Pythonコードの下記の実行例では一行ごとの独立した計算が1スレッドとして扱われ、通常順番に実行されます。このような処理を並行処理(Concurrency)と呼びます。実際実行してみると下記3つの処理が同時に行われているように見えますが実際はタイムスライスによってCPUが順番に実行命令を出します。Pythonスレッドは特にGILの制約で1つのコアで順番に実行することを強いられます。
x = 5 + 3 # 1つ目の命令
y = x * 2 # 2つ目の命令
print(y) # 3つ目の命令
逆にこれら複数のスレッドを複数のコアで同時に行う処理を並列処理(Parallelism)と呼びます。上記の通りPythonスレッドは通常GILの制約を受けて1つのコアで並行処理を強いられるため、並列処理をする場合はMultiprocessingモジュール等を利用することで実現します。
コア
プログラムを実行するための基本的な処理ユニットです。CPUやGPUには複数のコアが搭載されており、これらのコアが同時に複数の処理を並行して実行することができます。コアは、命令を解釈し、必要な処理(計算やデータ操作)を実行します。コアは基本的にCPUでもGPUでも一度に同時に処理できるスレッドは1つです。CPU、GPUいづれにせよほとんどのマシンは複数のコアをもっているので、マルチコアで並列処理ができます。GPUはCPUと比較してコアが簡素でありますが、コアの数が非常に多いため、大量のデータを同時並行的に処理することが得意です。
CPUコアの構成要素
1つのCPUコアは、複数の重要なコンポーネントから構成されています。以下は、一般的なCPUコアの構成要素です:
1. ALU(算術論理演算装置)
ALUは、算術演算(加算、減算、乗算など)や論理演算(AND、OR、NOT)による条件判定を実行する部分です。
2. レジスタ
レジスタは、高速な記憶装置です。プログラムの実行中に必要なデータや計算結果を保持します。
3. 制御ユニット(CU)
制御ユニットは、CPUの「指揮官」とも言える部分で、メモリから命令を読み込み、それを解釈し、どの部分にどの命令を送るべきかを決定します。命令の実行順序を管理する役割があります。
4. キャッシュメモリ(L1、L2、L3)
キャッシュメモリは、データのアクセス速度を向上させるために使用されます。主にL1、L2、L3という階層に分かれており、最も高速なL1キャッシュはCPUコアに最も近く、L3キャッシュは複数のコア間で共有されることが一般的です。
5. バスインターフェース
バスインターフェースは、CPUがメモリや他のデバイスとデータをやり取りするためのインターフェースです。これは、データを読み書きするための「道路」のような役割を果たします。
6. 浮動小数点ユニット(FPU)
浮動小数点ユニットは、浮動小数点演算(小数を使った計算)を担当する部分です。
7. 命令デコーダ
命令デコーダは、メモリから取得した命令を解析し、ALUやFPU、レジスタなどのコンポーネントに指示を出す役割を果たします。
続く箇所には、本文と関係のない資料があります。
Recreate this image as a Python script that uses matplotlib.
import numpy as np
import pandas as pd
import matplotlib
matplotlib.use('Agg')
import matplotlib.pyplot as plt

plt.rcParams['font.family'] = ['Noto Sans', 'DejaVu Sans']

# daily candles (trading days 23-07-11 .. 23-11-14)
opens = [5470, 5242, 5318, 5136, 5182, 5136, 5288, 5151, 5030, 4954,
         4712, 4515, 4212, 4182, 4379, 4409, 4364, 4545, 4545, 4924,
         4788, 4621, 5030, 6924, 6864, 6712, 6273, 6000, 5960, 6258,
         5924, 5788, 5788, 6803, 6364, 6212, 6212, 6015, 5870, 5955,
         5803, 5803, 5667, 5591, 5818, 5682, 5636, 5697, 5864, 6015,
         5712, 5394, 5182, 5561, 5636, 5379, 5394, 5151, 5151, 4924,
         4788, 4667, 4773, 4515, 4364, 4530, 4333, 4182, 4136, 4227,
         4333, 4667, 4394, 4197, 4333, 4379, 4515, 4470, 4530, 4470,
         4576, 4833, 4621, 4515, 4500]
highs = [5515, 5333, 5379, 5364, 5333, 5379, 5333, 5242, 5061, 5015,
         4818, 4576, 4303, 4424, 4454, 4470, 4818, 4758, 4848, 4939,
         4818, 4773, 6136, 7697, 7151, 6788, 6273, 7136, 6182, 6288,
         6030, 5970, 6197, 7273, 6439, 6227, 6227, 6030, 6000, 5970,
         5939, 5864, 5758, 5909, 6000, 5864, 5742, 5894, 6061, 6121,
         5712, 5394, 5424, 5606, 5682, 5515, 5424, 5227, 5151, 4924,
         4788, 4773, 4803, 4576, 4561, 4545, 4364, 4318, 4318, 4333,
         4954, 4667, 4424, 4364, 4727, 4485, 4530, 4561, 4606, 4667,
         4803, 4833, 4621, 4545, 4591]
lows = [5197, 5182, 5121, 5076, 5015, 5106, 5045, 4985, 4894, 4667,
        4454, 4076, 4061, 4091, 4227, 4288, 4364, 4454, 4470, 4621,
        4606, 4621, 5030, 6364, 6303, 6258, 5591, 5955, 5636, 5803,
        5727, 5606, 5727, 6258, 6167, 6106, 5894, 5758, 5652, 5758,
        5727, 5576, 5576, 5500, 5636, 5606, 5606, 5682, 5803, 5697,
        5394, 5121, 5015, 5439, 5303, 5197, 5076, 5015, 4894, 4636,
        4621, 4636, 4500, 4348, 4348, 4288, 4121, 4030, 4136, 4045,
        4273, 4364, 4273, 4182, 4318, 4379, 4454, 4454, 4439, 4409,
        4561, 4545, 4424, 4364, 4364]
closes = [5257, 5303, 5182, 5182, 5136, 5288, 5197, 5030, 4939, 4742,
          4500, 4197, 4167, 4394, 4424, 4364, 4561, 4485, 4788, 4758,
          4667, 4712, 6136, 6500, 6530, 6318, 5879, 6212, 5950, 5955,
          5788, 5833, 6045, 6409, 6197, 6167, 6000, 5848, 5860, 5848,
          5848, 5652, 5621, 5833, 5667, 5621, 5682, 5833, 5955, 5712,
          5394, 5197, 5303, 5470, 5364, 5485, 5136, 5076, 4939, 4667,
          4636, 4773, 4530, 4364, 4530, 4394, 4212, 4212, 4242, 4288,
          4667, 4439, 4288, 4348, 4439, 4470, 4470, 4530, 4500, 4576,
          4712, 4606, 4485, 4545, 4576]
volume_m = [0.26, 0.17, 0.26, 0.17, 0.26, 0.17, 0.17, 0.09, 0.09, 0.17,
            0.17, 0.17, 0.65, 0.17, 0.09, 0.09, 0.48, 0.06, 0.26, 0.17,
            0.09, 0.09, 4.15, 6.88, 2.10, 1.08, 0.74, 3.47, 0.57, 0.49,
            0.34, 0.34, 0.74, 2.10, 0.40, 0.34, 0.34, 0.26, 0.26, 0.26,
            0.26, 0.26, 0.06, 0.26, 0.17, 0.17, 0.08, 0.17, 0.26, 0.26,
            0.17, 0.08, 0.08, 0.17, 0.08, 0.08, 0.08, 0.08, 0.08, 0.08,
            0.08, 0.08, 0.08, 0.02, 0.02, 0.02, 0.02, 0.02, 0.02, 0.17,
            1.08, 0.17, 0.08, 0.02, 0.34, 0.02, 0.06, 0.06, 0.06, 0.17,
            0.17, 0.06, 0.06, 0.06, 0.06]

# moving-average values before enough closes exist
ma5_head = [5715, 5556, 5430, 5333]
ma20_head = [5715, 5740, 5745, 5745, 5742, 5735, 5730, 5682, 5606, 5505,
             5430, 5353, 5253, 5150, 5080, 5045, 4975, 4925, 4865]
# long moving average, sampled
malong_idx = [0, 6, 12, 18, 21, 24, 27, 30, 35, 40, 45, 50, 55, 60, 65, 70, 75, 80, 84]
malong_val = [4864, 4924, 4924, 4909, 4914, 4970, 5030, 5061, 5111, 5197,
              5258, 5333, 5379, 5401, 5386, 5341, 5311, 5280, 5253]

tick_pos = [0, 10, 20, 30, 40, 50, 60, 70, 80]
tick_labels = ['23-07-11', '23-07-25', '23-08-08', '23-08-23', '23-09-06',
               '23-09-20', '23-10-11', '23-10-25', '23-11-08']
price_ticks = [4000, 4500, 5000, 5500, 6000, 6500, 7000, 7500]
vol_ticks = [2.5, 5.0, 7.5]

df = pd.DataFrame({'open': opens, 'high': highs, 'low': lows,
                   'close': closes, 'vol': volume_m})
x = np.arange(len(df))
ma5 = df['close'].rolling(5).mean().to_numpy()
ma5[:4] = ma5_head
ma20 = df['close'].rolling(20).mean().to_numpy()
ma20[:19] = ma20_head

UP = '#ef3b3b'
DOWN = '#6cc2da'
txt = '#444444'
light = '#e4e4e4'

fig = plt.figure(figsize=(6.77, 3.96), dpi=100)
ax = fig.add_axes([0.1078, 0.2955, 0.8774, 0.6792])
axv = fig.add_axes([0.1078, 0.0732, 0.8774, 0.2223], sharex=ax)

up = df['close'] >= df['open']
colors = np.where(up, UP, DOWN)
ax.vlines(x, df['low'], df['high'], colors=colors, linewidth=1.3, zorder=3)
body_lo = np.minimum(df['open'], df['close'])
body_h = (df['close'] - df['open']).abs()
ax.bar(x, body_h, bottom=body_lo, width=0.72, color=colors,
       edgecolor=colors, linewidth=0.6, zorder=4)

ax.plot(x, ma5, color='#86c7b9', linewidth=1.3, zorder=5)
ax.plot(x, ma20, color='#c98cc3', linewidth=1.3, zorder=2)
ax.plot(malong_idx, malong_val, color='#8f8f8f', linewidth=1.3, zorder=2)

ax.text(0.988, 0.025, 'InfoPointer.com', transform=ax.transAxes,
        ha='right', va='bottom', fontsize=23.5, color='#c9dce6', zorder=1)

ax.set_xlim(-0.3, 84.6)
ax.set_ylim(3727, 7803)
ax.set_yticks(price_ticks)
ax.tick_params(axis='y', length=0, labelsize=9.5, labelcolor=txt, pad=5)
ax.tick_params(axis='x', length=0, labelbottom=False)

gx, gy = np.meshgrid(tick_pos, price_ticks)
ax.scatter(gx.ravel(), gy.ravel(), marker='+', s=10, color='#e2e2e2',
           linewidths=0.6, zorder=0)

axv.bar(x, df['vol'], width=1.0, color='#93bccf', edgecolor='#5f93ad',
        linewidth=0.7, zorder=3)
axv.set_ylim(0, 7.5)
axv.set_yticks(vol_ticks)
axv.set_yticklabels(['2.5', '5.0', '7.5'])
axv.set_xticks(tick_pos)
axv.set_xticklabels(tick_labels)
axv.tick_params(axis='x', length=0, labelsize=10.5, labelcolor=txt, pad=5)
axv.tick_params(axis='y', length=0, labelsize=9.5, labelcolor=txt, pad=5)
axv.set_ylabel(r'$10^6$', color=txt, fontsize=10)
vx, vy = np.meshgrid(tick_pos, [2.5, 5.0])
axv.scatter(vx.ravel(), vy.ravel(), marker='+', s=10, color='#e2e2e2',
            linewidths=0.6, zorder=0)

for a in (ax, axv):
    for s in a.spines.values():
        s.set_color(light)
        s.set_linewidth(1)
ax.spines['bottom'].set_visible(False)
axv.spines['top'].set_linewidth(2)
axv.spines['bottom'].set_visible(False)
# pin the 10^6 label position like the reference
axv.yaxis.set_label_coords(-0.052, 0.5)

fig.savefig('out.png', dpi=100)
8. 分岐予測器(Branch Predictor)
分岐予測器は、プログラムが分岐(if文やループ)を含んでいる場合、どの方向に進むかを予測して、無駄な処理を減らすことを目的としています。
9. パイプライン(Pipeline)
パイプラインは、CPUが複数の命令を並行して処理するための仕組みです。命令が複数のステージ(フェッチ、デコード、実行など)を通過し、次々に処理されます。
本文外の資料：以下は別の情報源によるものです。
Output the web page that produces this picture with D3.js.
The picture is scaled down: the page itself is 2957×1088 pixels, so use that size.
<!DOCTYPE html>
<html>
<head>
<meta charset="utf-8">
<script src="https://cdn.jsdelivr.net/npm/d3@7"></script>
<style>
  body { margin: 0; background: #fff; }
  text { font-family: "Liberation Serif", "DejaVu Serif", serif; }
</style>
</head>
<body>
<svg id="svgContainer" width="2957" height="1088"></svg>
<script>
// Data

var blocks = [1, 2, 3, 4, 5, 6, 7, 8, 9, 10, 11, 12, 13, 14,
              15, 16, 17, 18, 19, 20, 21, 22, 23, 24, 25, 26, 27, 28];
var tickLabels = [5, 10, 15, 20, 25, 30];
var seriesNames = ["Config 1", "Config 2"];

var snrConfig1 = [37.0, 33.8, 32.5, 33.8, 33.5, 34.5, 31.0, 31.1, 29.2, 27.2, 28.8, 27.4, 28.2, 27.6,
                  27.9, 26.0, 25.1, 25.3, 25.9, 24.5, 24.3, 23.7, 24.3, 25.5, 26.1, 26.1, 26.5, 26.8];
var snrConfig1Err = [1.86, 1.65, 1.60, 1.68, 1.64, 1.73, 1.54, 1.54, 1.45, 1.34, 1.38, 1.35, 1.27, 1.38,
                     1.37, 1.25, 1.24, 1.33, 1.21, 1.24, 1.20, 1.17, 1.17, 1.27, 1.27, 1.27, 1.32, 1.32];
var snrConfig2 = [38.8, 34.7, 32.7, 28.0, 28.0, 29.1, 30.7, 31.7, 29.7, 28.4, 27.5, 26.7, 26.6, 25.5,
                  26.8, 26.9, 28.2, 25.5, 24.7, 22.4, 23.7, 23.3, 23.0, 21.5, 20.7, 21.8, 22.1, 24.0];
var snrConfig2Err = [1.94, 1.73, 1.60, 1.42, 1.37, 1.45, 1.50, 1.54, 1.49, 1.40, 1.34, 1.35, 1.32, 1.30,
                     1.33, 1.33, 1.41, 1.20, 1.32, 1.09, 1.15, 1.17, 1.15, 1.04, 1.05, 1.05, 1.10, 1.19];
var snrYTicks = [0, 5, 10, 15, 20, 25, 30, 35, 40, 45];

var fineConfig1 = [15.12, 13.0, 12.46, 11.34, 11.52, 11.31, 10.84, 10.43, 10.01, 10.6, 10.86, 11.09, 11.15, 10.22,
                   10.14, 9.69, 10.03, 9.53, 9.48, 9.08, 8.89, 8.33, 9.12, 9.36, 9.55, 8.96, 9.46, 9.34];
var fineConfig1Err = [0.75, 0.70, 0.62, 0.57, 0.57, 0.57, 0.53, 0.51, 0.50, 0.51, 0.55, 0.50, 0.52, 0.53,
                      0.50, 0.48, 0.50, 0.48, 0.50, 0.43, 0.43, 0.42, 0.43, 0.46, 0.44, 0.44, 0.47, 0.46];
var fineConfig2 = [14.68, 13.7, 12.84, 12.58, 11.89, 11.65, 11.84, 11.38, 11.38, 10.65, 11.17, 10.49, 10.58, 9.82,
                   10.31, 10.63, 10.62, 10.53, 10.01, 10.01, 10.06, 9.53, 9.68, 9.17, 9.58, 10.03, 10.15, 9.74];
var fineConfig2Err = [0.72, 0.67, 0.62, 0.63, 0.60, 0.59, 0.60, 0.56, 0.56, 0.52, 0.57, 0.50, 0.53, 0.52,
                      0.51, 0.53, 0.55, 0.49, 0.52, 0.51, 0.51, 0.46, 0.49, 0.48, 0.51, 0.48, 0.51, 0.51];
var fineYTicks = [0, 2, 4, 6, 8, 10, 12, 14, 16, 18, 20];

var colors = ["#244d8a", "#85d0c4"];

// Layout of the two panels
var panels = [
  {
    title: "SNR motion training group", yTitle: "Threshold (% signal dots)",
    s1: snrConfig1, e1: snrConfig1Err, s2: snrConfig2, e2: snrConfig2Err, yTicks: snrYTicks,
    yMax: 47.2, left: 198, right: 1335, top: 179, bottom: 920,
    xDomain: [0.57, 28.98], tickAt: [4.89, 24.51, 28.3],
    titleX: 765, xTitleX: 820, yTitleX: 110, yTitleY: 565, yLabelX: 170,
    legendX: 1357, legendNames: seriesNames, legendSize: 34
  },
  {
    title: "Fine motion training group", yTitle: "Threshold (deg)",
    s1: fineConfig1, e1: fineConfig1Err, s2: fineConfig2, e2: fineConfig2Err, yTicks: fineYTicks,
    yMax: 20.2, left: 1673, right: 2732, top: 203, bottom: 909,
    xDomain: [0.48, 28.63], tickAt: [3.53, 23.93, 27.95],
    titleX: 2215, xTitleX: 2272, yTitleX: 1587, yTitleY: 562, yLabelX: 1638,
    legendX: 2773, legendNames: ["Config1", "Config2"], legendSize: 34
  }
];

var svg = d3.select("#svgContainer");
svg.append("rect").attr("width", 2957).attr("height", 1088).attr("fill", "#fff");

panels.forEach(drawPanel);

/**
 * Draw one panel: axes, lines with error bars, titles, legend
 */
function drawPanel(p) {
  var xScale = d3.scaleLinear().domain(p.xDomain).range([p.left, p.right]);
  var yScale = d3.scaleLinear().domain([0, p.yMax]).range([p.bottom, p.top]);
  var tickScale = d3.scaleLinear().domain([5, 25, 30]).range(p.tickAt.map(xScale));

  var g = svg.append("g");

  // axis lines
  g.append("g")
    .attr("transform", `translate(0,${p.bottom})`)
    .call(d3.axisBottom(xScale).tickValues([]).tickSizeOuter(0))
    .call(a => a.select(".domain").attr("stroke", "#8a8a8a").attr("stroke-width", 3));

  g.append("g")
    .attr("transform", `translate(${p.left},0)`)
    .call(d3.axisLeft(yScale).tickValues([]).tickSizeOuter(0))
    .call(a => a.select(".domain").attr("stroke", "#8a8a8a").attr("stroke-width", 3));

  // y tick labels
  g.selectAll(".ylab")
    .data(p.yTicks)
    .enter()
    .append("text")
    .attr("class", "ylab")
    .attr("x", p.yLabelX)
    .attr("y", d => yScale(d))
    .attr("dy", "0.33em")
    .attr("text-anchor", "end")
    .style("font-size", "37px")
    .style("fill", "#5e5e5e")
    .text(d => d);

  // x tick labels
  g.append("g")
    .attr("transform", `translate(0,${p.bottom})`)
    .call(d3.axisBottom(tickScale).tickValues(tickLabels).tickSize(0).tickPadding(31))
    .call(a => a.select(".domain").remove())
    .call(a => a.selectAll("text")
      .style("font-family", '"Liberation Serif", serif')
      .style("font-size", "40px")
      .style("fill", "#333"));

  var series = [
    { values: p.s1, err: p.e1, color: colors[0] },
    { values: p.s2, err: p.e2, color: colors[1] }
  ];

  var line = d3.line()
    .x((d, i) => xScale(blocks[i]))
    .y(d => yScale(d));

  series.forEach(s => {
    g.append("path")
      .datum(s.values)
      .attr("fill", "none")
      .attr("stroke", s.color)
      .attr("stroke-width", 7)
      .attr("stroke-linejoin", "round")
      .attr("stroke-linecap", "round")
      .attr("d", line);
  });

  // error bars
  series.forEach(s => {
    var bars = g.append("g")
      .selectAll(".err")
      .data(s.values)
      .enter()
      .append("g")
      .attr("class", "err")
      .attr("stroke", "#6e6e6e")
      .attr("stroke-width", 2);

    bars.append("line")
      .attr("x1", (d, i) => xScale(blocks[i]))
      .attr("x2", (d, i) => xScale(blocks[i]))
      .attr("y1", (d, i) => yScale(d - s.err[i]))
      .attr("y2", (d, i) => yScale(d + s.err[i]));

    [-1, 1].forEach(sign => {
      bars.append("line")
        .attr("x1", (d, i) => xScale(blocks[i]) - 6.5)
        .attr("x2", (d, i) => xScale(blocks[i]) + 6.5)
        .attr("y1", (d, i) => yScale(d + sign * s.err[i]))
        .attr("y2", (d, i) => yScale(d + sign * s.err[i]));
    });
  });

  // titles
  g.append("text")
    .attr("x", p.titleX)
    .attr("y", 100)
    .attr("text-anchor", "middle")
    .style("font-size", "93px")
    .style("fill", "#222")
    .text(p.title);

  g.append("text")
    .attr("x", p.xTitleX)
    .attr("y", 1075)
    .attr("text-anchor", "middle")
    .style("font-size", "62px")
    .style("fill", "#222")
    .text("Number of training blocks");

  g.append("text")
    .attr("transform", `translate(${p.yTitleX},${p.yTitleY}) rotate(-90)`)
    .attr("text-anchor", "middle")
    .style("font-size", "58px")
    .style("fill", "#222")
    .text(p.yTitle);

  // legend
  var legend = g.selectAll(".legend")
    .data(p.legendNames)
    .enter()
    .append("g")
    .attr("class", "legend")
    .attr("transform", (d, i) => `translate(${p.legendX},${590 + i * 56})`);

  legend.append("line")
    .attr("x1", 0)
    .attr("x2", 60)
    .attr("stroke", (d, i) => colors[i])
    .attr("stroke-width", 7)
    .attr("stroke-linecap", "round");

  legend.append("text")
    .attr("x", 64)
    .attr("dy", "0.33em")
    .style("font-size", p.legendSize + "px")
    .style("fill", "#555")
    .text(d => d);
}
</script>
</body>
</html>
10. スレッド管理ユニット(Thread Scheduler)
複数のスレッドを持つCPUコア(特にハイパースレッディング技術を持つコア)では、スレッド管理ユニットが異なるスレッドの処理を管理します。
Appendix
上記のようにコンピュータの中では様々な存在がそれぞれの役割において命令を作成したり、命令を渡したり、受け取ったりしています。俗にこうした命令は次のように定義されます。これらの命令は基本的にコンピュータで人間が実行するアプリケーションを起点に生成されます。
命令(Instruction)
CPUが直接理解して実行できる最小単位の処理です。
例: 「レジスタに値をロードする」「加算する」「メモリに値を書き込む」など。
命令セット(Instruction Set)
CPUが理解して実行できる基本的な命令の集合。「どんな命令があるか」を示します。
例: 加算(ADD)、データの移動(MOV)、条件分岐(JMP)など。
・命令ストリーム
「その命令がどのように順番で実行されるか」を示します。命令はこのストリームの順番に実行されます。